Growth trends showed a moderation in March to 11% from 15% in January and February, coinciding with the impact of geopolitical events. Standalone revenue saw a 12% year-on-year rise to ₹1,660 crore, with EBITDA and PAT excluding exceptional items climbing 17% and 24% respectively. Domestic same-store RevPAR increased by 11.6%, driven by a 15% jump in room revenue, underscoring resilient local demand.

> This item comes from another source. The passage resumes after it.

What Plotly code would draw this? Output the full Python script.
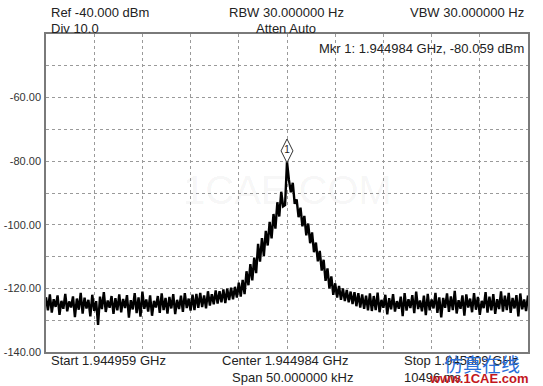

Domestic demand remained the primary growth engine, with leisure travel holding firm and business travel showing gradual recovery across urban markets. Goa, in particular, reported robust growth around 25% in March-April. Properties in Mumbai continued to operate at over 90% occupancy, while the foreign guest mix remained stable at approximately 30% for standalone operations.
Nuvama's Growth Outlook
Brokerage firm Nuvama upgraded IHCL to a 'Hold' rating from 'Reduce' and raised its price target to ₹676. The firm cited higher visibility of non-like-for-like growth as a key driver. IHCL's operational portfolio comprises 375 hotels with over 33,000 keys, complemented by a pipeline of 254 hotels adding another 31,300 keys, largely in asset-light or managed formats. Management has guided for 12-14% revenue growth in FY27, supported by over 60 new hotel openings and room additions. Nuvama anticipates around 4-5% of this growth from non-like-for-like contributions, with rate-led growth contributing 7-9% to ARR and RevPAR. India's upcoming BRICS presidency in CY26 is also flagged as a potential tailwind for diplomatic travel.
Key Risks and Valuation
Despite the upgrade, Nuvama maintained a 'Hold' rating, flagging the Prime Minister's austerity announcement as a potential overhang on domestic travel spending. The brokerage also noted that growth dependent on new hotel launches faces historical risks of delays, such as the Taj Frankfurt opening being pushed to FY27. IHCL's commentary was described as more cautious than usual. The stock is currently trading at approximately 27 times its FY27 and 23 times its FY28 estimated EV/EBITDA.